• _PROMPT_
Filter the entries and keep only the lines where the string "chart" appears.

☆ ☆ ☆ ☆ ☆

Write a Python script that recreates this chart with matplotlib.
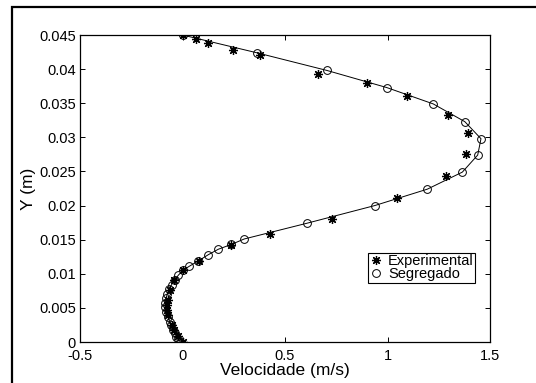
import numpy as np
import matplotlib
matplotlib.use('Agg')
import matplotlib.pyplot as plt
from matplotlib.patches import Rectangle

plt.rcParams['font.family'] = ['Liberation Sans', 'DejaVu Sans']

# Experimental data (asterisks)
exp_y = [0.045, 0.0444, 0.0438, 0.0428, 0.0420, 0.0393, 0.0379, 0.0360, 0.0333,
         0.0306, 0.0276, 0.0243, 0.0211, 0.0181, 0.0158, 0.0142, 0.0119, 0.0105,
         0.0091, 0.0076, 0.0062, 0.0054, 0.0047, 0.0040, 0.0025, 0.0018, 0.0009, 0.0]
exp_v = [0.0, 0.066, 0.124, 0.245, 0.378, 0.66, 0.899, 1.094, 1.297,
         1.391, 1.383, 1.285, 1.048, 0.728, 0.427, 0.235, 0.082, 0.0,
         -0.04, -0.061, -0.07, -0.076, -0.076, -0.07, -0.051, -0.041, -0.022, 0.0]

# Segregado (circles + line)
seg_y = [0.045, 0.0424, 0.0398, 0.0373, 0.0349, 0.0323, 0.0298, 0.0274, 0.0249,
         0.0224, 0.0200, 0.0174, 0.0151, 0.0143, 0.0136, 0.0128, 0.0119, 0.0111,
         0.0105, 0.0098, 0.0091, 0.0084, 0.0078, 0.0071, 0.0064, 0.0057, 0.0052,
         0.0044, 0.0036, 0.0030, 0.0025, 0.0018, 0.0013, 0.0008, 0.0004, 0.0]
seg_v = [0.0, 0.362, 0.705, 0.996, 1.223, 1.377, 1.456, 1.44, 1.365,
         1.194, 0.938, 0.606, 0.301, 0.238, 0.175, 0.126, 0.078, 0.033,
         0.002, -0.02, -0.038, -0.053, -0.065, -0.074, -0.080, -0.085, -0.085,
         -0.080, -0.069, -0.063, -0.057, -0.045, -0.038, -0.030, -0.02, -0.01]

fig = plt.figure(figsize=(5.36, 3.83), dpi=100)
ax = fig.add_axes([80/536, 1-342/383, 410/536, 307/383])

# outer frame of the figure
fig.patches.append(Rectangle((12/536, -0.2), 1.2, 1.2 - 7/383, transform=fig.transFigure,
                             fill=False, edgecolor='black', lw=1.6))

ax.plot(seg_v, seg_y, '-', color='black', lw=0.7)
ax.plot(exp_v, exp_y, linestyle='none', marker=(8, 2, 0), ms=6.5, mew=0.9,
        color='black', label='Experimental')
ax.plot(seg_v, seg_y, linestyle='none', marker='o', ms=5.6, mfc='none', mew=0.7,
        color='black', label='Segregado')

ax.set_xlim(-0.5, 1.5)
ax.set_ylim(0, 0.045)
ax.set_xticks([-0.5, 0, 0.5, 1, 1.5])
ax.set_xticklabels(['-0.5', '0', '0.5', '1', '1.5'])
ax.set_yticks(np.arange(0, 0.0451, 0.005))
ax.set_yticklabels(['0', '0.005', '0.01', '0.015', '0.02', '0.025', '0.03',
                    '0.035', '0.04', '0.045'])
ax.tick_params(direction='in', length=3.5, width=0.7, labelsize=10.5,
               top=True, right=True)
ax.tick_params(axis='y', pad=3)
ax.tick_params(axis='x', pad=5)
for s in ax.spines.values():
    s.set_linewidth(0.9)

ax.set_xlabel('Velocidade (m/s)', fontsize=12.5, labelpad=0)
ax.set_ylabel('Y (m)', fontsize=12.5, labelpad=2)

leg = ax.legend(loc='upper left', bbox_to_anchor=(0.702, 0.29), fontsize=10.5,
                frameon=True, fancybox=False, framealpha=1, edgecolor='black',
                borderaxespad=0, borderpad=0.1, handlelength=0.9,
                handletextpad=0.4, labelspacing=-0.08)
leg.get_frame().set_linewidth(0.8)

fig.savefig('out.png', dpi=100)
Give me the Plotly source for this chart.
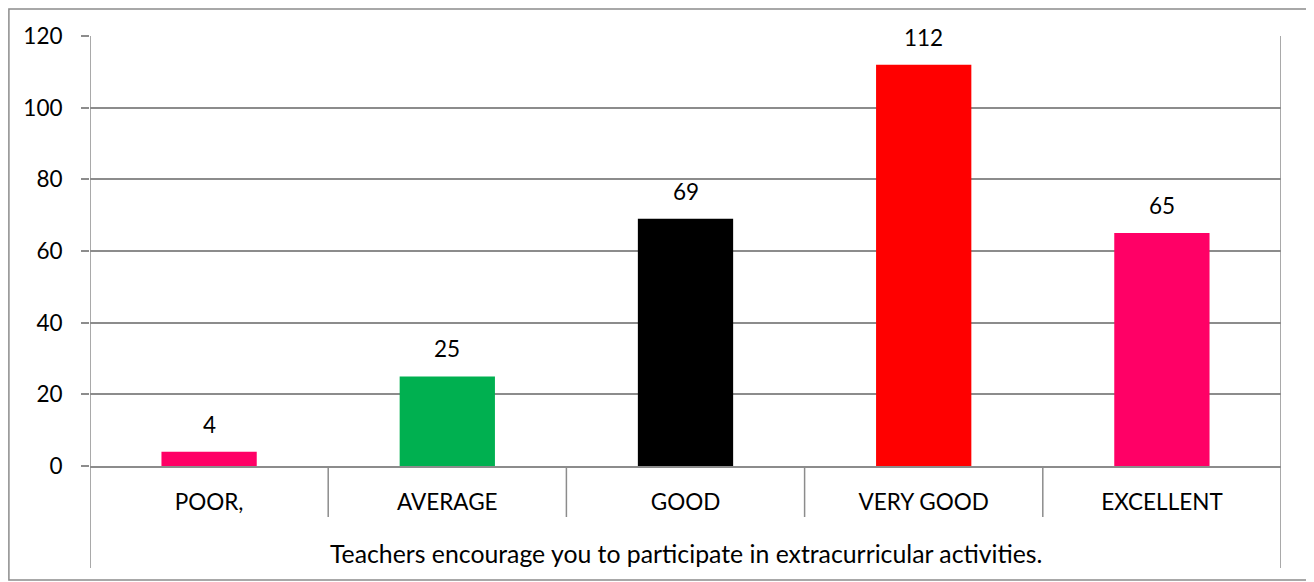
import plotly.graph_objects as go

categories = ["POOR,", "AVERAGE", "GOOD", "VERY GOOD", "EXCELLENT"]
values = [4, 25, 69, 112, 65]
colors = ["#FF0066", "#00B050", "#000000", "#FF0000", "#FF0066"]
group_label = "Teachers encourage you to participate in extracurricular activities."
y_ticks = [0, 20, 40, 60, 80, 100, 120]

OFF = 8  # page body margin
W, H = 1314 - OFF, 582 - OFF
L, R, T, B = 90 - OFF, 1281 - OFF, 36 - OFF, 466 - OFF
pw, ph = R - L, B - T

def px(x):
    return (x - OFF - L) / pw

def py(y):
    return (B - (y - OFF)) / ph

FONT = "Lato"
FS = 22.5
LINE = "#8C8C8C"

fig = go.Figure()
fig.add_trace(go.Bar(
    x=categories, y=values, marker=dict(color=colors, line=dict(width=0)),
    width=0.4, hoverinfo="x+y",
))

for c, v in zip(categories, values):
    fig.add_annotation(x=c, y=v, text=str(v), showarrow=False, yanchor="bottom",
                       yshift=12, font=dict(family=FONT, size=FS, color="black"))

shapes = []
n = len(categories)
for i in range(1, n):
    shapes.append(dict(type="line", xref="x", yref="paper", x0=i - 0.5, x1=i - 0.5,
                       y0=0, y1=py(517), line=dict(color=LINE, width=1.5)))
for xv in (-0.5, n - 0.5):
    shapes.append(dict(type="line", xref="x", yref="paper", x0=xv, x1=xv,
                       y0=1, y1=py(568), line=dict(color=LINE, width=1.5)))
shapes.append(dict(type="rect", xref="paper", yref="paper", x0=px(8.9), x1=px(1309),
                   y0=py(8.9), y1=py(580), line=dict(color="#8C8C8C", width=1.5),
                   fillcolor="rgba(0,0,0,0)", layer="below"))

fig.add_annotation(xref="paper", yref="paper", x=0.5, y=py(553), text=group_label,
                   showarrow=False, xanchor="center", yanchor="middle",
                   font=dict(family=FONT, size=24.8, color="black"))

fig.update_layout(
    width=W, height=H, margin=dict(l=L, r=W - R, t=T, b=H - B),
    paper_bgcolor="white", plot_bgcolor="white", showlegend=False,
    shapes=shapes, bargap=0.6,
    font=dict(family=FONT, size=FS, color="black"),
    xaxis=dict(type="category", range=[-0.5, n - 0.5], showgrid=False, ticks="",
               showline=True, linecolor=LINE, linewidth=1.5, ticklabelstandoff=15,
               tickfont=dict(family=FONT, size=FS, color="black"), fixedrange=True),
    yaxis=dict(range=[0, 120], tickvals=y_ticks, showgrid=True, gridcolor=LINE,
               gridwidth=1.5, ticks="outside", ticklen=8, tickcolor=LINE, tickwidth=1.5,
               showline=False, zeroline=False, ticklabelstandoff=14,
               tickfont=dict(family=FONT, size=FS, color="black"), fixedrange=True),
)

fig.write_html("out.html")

☆ ☆ ☆ ☆ ☆

• _EXERCISE OUTPUT_
Write a Python script that recreates this chart with matplotlib.
Give me the Plotly source for this chart.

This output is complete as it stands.